What I read yesterday morning was from Mark Nepo's The Book of Awakening. He writes, "The line between living and watching is very thin. A moment's rest or pause for reflection can spread into a thickness of hesitation, and the next thing we know, reaching out or saying something or picking up the phone or stopping in unannounced is difficult, as if there is suddenly some huge wall to climb just to be heard. This is how we isolate ourselves, digging moments of healthy solitude into holes in the yard, and of course, the dirt we dig and pile up becomes a small mountain that separates us from everyone we love." (p. 117-118)

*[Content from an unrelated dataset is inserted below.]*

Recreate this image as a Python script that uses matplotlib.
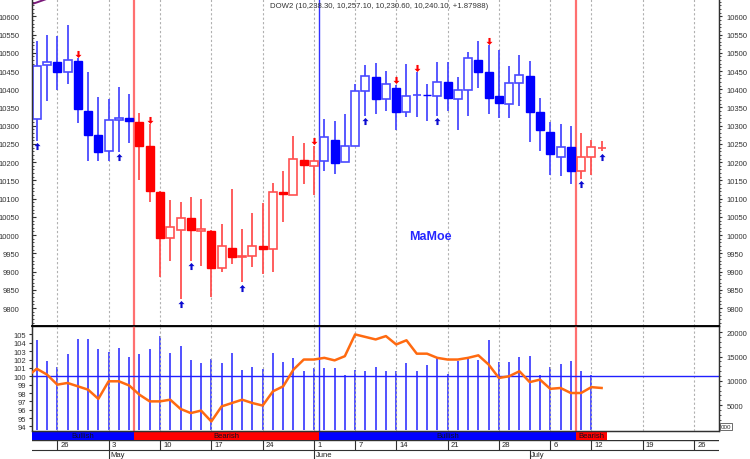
import numpy as np
import matplotlib.pyplot as plt
from matplotlib.path import Path

plt.rcParams['font.family'] = ['Liberation Sans Narrow', 'Liberation Sans', 'DejaVu Sans']

# daily OHLC (trading day index 0 = Apr 22)
opens = [10318, 10467, 10476, 10448, 10478, 10341, 10275, 10231, 10317, 10321,
         10309, 10244, 10118, 9992, 10014, 10047, 10011, 10011, 9909, 9964,
         9941, 9942, 9969, 9962, 10118, 10111, 10206, 10189, 10203, 10262,
         10200, 10245, 10394, 10433, 10373, 10404, 10339, 10384, 10385, 10381,
         10421, 10373, 10399, 10480, 10448, 10381, 10359, 10417, 10437, 10337,
         10282, 10215, 10241, 10175, 10215, 10238.3]
highs = [10533, 10549, 10547, 10576, 10485, 10448, 10378, 10373, 10405, 10387,
         10335, 10305, 10120, 10097, 10092, 10104, 10099, 10013, 10031, 10127,
         10017, 10061, 10087, 10142, 10177, 10273, 10253, 10245, 10319, 10314,
         10332, 10415, 10467, 10472, 10451, 10413, 10468, 10446, 10415, 10476,
         10474, 10433, 10501, 10533, 10520, 10509, 10465, 10494, 10478, 10375,
         10311, 10305, 10300, 10279, 10262, 10257.1]
lows = [10259, 10369, 10399, 10414, 10308, 10204, 10204, 10204, 10229, 10253,
        10150, 10090, 9885, 9930, 9825, 9930, 9915, 9830, 9898, 9921,
        9871, 9912, 9894, 9898, 10037, 10111, 10140, 10110, 10177, 10168,
        10200, 10245, 10328, 10332, 10341, 10287, 10323, 10325, 10314, 10328,
        10341, 10287, 10328, 10403, 10332, 10320, 10320, 10355, 10256, 10232,
        10165, 10161, 10139, 10154, 10165, 10230.6]
closes = [10465, 10476, 10448, 10481, 10346, 10275, 10229, 10317, 10321, 10314,
          10244, 10122, 9992, 10023, 10047, 10014, 10017, 9909, 9971, 9939,
          9942, 9971, 9962, 10119, 10113, 10209, 10191, 10204, 10268, 10198,
          10245, 10396, 10436, 10372, 10414, 10339, 10382, 10385, 10383, 10419,
          10376, 10399, 10485, 10448, 10376, 10362, 10417, 10439, 10339, 10287,
          10223, 10243, 10175, 10215, 10243, 10240.1]

buy_arrows = [0, 8, 14, 15, 20, 32, 39, 53, 55]
sell_arrows = [4, 11, 27, 35, 37, 44]

# trend signal changes (day index, new state)
signal_days = [10, 28, 53]
signal_states = ['Bearish', 'Bullish', 'Bearish']
first_state = 'Bullish'
last_day = 56

# band line running off the top at the left
band_x = [-1, 0, 1, 2]
band = [10629, 10638, 10648, 10657]

volume = [18300, 14070, 12940, 15420, 18650, 18650, 16490, 15970, 16770, 14820,
          15420, 16630, 19310, 15620, 17180, 14270, 13610, 14480, 13610, 15620,
          12260, 12940, 12400, 15620, 13950, 14620, 12060, 12600, 12740, 12600,
          11250, 12260, 12060, 12940, 11940, 11940, 13610, 12060, 13270, 14760,
          11390, 14070, 14620, 14270, 18300, 13810, 13950, 14820, 15160, 11130,
          12940, 13470, 14070, 12060, 11250]

# oscillator, starts one day before the first candle
osc = [99.9, 100.9, 100.2, 99.0, 99.2, 98.8, 98.4, 97.3, 99.4, 99.4, 98.9,
       97.8, 97.0, 97.0, 97.2, 96.1, 95.6, 95.9, 94.6, 96.4, 96.8,
       97.2, 96.8, 96.5, 98.2, 98.8, 100.8, 102.0, 102.0, 102.2, 101.9,
       102.4, 105.0, 104.7, 104.4, 104.8, 103.8, 104.3, 102.7, 102.7, 102.2,
       102.0, 102.0, 102.2, 102.5, 101.4, 99.8, 100.0, 100.6, 99.3, 99.6,
       98.5, 98.6, 98.0, 98.0, 98.7, 98.6]

week_idx = [2, 7, 12, 17, 22, 27, 31, 35, 40, 45, 50, 54, 59, 64]
week_labels = ['26', '3', '10', '17', '24', '1', '7', '14', '21', '28', '6', '12', '19', '26']
month_idx = [7, 27, 48]
month_labels = ['May', 'June', 'July']

title = 'DOW2 (10,238.30, 10,257.10, 10,230.60, 10,240.10, +1.87988)'

BLUE = '#0000ff'
RED = '#ff0000'
XLIM = (-0.46, 66.43)


def box(left, top, right, bottom):
    # pixel box -> figure fraction
    return [left / 750, 1 - bottom / 460, (right - left) / 750, (bottom - top) / 460]


fig = plt.figure(figsize=(7.5, 4.6), dpi=100)
ax = fig.add_axes(box(32, 0, 719, 327.3))
axl = fig.add_axes(box(32, 327.3, 719, 431.5))
axb = fig.add_axes(box(32, 431.5, 719, 441))
axd = fig.add_axes(box(32, 441, 719, 460))

# state of each day
n = len(opens)
bull = []
for i in range(n):
    state = first_state
    for d, s in zip(signal_days, signal_states):
        if i >= d:
            state = s
    bull.append(state == 'Bullish')

# ---- main price panel
for i in range(n):
    col = BLUE if bull[i] else RED
    wick = '#4a4aff' if bull[i] else '#ff5050'
    ax.vlines(i, lows[i], highs[i], color=wick, lw=1.3, zorder=2)
    lo = min(opens[i], closes[i])
    h = abs(closes[i] - opens[i])
    if closes[i] >= opens[i]:
        ax.bar(i, h, bottom=lo, width=0.78, facecolor='white', edgecolor=wick, lw=1.2, zorder=3)
    else:
        ax.bar(i, h, bottom=lo, width=0.78, facecolor=col, edgecolor=col, lw=1.0, zorder=3)

up = Path([(0, 1), (0.85, 0.1), (0.3, 0.1), (0.3, -1), (-0.3, -1), (-0.3, 0.1), (-0.85, 0.1), (0, 1)])
down = Path([(x, -y) for x, y in up.vertices])
ax.scatter(buy_arrows, [lows[i] - 15 for i in buy_arrows], marker=up, s=26, color='#0a0ad0', zorder=4, lw=0)
ax.scatter(sell_arrows, [highs[i] + 12 for i in sell_arrows], marker=down, s=26, color=RED, zorder=4, lw=0)

ax.plot(band_x, band, color='#7a1a7a', lw=1.4, zorder=2)

for a in (ax, axl):
    a.vlines(week_idx, 0, 1, transform=a.get_xaxis_transform(), color='#b0b0b0',
             lw=0.8, linestyle=(0, (2, 2)), zorder=1)
    for d, s in zip(signal_days, signal_states):
        if s == 'Bullish':
            a.axvline(d - 0.5, color='#3030ff', lw=1.0, zorder=1.5)
        else:
            a.axvline(d - 0.5, color='#ff7070', lw=1.6, zorder=1.5)

ax.set_xlim(XLIM)
ax.set_ylim(9750, 10647.5)
ax.set_xticks([])
yt = np.arange(9800, 10601, 50)
ax.set_yticks(yt)
ax.set_yticks(np.arange(9760, 10641, 10), minor=True)
ax.tick_params(axis='y', which='both', direction='in', labelsize=5.5, colors='#333333', pad=9)
ax.tick_params(axis='y', which='major', length=3)
ax.tick_params(axis='y', which='minor', length=1.5)
ax2 = ax.twinx()
ax2.set_ylim(ax.get_ylim())
ax2.set_yticks(yt)
ax2.set_yticks(np.arange(9760, 10641, 10), minor=True)
ax2.tick_params(axis='y', which='both', direction='out', labelsize=5.5, colors='#333333', pad=3)
ax2.tick_params(axis='y', which='major', length=2.5)
ax2.tick_params(axis='y', which='minor', length=1.2)
for a in (ax, ax2):
    a.spines['top'].set_visible(False)
    for s in ('left', 'right', 'bottom'):
        a.spines[s].set_color('#303030')
        a.spines[s].set_linewidth(0.9)

fig.text(270 / 750, 1 - 6 / 460, title, fontsize=5.6, color='#333333', va='center', ha='left')
fig.text(430 / 750, 1 - 237 / 460, 'MaMoe', fontsize=9, fontweight='bold', color='#2626ff',
         family='Liberation Sans', ha='center', va='center')

# ---- lower panel: oscillator + volume
axv = axl.twinx()
axv.vlines(np.arange(len(volume)), 0, volume, color='#3434ff', lw=1.2)
axv.set_ylim(-200, 21208)
axv.set_yticks([5000, 10000, 15000, 20000])
axv.set_yticks(np.arange(1000, 21000, 1000), minor=True)
axv.tick_params(axis='y', which='both', direction='out', labelsize=5.5, colors='#333333', pad=3)
axv.tick_params(axis='y', which='major', length=2.5)
axv.tick_params(axis='y', which='minor', length=1.2)

axl.set_zorder(axv.get_zorder() + 1)
axl.patch.set_visible(False)
axl.axhline(100, color='#2020ff', lw=1.0, zorder=2)
axl.plot(np.arange(-1, len(osc) - 1), osc, color='#ff6a10', lw=1.8, zorder=3)
axl.set_xlim(XLIM)
axl.set_ylim(93.52, 105.97)
axl.set_xticks([])
axl.set_yticks(np.arange(94, 106, 1))
axl.tick_params(axis='y', direction='out', length=2, labelsize=5.5, colors='#333333', pad=2)
for a in (axl, axv):
    for s in ('left', 'right', 'bottom'):
        a.spines[s].set_color('#303030')
        a.spines[s].set_linewidth(0.9)
    a.spines['top'].set_color('black')
    a.spines['top'].set_linewidth(1.1)
axv.set_xlim(XLIM)

fig.text(721 / 750, 1 - 427.5 / 460, '000', fontsize=4.5, color='#333333', va='center', ha='left',
         bbox=dict(boxstyle='square,pad=0.15', fc='white', ec='#333333', lw=0.5))

# ---- bullish / bearish strip
edges = [XLIM[0]] + [d - 0.5 for d in signal_days] + [last_day - 0.5]
states = [first_state] + signal_states
for k, s in enumerate(states):
    axb.axvspan(edges[k], edges[k + 1], color=BLUE if s == 'Bullish' else RED, lw=0)
    axb.text((edges[k] + edges[k + 1]) / 2, 0.5, s, ha='center', va='center',
             fontsize=5.5, color='#101020')
axb.set_xlim(XLIM)
axb.set_ylim(0, 1)
axb.axis('off')

# ---- date axis
axd.set_xlim(XLIM)
axd.set_ylim(0, 19)
axd.axis('off')
axd.axhline(19, color='#303030', lw=1.0)
axd.axhline(9, color='#303030', lw=0.8)
axd.vlines(week_idx, 9, 19, color='#303030', lw=0.8)
for xi, lab in zip(week_idx, week_labels):
    axd.text(xi + 0.3, 14, lab, fontsize=5.5, color='#222222', va='center', ha='left')
axd.vlines(month_idx, 0, 9, color='#303030', lw=0.8)
for xi, lab in zip(month_idx, month_labels):
    axd.text(xi + 0.15, 4.3, lab, fontsize=5.5, color='#222222', va='center', ha='left')

fig.savefig('out.png', dpi=100)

As I sat in my chair I thought about how easy it has been to continue to dig that hole--it has been easy to tell myself, "I've just accepted a new call so of course I'm busy" and "I need time for solitude and reflection so I can be a better priest" and I have closed off. My friend got her hands dirty; she pushed those piles of dirt away and offered me her hand to begin to climb out of that hole and over the mountain with the simple but life giving words, "Tell me your story."